--- start Dataset extract ---
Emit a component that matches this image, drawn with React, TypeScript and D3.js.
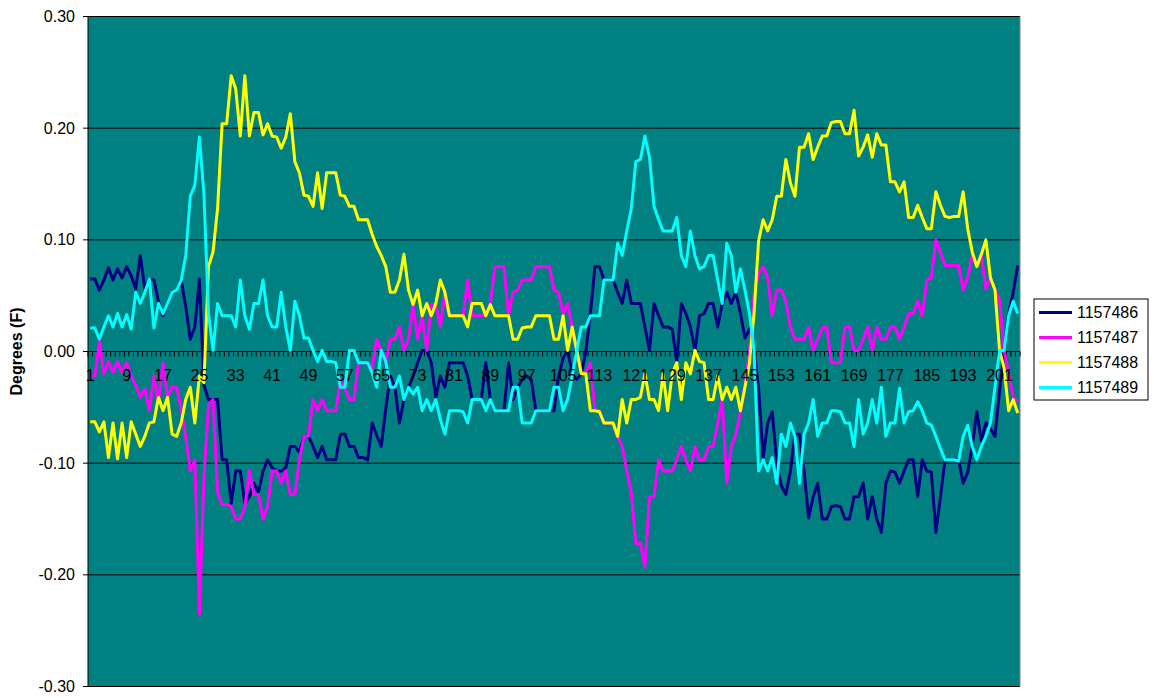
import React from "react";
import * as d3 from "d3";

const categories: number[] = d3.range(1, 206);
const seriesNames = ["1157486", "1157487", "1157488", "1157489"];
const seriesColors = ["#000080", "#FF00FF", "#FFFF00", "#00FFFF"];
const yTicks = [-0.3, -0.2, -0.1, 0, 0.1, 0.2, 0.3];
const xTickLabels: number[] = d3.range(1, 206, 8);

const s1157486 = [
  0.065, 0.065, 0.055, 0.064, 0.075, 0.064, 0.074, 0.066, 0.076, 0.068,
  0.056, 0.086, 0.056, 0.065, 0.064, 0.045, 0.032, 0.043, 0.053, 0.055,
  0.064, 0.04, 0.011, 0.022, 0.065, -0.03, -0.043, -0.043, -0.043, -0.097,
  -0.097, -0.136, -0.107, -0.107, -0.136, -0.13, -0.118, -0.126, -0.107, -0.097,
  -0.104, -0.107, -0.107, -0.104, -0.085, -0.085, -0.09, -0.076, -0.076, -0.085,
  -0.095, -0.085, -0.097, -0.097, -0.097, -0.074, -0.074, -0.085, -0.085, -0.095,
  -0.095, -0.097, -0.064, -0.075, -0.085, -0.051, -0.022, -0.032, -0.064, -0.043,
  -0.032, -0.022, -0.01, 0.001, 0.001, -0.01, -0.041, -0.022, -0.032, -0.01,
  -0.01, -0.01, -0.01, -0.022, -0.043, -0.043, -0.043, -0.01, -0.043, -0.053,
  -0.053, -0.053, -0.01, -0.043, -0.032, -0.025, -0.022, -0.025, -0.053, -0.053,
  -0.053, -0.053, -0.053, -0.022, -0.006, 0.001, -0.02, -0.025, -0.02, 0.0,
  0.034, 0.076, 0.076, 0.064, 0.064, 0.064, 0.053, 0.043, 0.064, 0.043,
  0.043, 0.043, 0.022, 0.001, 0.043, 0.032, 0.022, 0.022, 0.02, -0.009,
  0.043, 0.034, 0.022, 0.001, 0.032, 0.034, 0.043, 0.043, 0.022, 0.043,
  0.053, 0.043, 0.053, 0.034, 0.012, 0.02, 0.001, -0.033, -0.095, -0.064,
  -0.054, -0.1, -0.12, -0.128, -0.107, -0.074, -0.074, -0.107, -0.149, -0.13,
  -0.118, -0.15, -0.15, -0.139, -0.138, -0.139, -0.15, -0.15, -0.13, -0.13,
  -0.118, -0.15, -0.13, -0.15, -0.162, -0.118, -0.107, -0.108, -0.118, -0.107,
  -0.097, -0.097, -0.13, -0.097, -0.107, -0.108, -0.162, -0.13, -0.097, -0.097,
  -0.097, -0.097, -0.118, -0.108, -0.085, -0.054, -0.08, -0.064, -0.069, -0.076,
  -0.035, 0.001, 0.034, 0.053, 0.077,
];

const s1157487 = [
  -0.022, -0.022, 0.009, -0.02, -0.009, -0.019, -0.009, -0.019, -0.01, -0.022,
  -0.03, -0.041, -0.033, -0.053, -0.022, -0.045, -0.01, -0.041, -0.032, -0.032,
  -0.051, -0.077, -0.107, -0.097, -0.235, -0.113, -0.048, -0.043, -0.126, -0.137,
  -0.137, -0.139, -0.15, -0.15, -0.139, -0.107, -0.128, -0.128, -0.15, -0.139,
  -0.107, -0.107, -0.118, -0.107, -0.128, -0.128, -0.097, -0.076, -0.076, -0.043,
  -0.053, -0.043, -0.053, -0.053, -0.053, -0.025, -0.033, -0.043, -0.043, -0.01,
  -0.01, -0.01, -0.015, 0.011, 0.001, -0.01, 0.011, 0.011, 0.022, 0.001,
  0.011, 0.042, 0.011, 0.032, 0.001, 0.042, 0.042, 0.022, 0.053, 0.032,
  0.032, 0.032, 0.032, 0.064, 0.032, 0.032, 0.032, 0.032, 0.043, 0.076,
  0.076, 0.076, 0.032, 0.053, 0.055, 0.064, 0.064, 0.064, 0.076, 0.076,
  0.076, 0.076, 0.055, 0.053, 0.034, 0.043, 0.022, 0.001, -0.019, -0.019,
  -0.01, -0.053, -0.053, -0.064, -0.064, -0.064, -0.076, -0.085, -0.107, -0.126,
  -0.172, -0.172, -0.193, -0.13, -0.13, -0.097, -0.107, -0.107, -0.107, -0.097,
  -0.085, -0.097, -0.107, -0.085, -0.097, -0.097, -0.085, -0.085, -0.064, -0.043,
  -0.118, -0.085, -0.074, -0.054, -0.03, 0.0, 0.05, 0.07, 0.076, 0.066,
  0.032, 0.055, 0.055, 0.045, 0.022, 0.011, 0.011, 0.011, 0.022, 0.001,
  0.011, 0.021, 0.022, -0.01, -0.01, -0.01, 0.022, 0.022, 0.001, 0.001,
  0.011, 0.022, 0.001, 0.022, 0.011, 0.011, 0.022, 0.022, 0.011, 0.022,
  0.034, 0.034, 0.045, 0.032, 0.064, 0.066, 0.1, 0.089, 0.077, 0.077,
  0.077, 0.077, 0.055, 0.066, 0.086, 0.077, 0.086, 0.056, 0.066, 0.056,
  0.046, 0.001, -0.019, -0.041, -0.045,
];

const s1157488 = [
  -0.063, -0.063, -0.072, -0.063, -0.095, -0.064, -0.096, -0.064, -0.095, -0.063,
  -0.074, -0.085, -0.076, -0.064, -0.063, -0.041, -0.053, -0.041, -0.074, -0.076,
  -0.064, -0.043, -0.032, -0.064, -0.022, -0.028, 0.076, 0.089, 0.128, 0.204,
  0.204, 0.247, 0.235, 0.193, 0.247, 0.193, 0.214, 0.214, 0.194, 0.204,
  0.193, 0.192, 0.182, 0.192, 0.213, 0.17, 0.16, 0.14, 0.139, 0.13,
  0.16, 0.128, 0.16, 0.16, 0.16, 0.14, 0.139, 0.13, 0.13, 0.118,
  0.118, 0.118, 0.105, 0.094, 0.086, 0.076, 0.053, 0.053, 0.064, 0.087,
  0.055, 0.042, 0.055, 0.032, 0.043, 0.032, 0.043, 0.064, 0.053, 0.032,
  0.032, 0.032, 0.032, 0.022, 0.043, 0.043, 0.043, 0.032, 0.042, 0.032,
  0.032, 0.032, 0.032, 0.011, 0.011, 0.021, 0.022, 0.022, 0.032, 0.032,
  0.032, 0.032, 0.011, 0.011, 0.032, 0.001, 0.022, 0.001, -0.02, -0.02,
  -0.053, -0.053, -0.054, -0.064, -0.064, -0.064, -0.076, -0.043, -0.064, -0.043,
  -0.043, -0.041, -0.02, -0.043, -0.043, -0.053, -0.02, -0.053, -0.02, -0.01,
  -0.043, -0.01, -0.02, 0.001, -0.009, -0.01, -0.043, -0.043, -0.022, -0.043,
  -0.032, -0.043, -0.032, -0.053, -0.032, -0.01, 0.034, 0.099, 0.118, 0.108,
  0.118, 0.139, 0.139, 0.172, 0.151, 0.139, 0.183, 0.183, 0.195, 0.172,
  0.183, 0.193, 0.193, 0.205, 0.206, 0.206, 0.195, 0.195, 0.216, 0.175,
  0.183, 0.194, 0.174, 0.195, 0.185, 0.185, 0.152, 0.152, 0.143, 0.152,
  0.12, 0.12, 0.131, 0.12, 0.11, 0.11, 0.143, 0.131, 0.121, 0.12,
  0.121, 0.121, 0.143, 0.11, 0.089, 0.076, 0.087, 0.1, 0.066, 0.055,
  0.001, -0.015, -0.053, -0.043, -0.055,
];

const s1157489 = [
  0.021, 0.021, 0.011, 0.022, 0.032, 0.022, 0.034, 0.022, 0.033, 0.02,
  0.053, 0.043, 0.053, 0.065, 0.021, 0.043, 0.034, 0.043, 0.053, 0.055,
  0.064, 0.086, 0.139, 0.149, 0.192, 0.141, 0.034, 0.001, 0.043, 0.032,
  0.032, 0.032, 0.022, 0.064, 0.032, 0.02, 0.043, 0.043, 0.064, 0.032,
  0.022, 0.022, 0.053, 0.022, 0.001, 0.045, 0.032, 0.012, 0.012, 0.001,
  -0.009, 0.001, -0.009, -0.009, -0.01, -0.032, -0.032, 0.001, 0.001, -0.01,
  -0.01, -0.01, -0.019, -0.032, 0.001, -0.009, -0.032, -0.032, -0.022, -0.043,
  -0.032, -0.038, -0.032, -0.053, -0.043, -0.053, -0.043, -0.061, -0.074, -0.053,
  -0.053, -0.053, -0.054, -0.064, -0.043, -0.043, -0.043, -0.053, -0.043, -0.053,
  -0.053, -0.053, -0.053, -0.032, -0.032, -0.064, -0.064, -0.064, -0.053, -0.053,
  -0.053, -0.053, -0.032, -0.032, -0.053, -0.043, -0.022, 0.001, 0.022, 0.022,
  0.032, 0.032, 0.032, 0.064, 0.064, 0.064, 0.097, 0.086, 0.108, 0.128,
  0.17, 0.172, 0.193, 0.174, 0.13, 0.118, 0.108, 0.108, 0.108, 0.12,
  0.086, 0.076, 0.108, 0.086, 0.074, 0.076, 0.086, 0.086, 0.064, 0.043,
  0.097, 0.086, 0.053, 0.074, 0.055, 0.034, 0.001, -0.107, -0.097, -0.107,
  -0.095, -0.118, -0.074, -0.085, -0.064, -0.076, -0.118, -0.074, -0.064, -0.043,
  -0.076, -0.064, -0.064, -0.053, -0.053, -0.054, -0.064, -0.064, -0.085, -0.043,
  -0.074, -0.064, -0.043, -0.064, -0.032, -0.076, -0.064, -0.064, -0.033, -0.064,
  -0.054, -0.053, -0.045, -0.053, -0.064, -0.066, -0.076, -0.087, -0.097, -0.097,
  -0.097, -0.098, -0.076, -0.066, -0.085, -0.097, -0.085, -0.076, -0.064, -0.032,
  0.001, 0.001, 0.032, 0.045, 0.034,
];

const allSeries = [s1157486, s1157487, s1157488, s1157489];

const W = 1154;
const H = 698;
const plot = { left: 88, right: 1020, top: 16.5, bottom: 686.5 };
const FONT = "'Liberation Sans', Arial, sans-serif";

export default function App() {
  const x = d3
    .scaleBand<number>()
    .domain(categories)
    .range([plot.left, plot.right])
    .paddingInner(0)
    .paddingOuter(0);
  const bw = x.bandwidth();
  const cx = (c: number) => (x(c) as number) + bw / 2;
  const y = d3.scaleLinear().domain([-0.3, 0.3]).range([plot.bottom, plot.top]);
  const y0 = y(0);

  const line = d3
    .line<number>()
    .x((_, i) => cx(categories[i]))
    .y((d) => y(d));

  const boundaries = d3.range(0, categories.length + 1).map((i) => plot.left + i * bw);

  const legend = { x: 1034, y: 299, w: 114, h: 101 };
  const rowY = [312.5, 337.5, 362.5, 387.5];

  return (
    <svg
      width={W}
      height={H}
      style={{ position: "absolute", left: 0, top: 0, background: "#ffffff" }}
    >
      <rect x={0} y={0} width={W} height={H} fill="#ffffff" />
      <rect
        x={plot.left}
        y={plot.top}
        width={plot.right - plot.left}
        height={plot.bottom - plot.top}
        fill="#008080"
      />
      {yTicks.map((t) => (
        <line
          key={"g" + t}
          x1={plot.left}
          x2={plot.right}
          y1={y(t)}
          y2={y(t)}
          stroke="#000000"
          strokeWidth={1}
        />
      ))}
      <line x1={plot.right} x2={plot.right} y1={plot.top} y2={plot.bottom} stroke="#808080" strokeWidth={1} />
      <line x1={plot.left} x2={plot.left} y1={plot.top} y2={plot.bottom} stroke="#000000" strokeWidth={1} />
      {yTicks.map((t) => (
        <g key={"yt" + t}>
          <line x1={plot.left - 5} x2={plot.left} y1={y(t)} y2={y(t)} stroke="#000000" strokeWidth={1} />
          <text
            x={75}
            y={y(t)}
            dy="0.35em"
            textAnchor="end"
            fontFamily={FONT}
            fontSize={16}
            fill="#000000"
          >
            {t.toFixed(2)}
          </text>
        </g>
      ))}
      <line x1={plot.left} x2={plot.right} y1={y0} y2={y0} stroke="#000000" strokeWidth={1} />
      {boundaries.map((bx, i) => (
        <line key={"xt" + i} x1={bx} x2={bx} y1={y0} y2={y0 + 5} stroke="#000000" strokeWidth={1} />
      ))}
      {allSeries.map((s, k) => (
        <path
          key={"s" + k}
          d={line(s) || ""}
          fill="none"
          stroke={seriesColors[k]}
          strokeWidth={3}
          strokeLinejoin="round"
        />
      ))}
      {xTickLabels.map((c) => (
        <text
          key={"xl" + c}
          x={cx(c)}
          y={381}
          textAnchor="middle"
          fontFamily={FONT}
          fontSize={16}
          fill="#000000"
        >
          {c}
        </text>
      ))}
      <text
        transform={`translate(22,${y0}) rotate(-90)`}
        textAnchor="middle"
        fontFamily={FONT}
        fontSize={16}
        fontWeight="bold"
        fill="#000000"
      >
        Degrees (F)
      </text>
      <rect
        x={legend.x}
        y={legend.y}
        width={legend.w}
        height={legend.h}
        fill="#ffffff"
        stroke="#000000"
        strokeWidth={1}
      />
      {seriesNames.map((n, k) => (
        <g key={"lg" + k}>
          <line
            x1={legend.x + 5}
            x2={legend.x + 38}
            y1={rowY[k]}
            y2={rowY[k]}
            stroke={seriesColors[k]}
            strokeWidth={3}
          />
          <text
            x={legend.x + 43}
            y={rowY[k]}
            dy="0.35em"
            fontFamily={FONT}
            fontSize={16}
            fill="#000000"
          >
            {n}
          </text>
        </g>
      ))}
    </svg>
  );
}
--- end Dataset extract ---
_Objective:_
Copy nothing but the lines from the top of the data down to the line containing "const xTickLabels: number[]", and leave the pictures out.

_Written answer:_
Emit a component that matches this image, drawn with React, TypeScript and D3.js.
import React from "react";
import * as d3 from "d3";

const categories: number[] = d3.range(1, 206);
const seriesNames = ["1157486", "1157487", "1157488", "1157489"];
const seriesColors = ["#000080", "#FF00FF", "#FFFF00", "#00FFFF"];
const yTicks = [-0.3, -0.2, -0.1, 0, 0.1, 0.2, 0.3];
const xTickLabels: number[] = d3.range(1, 206, 8);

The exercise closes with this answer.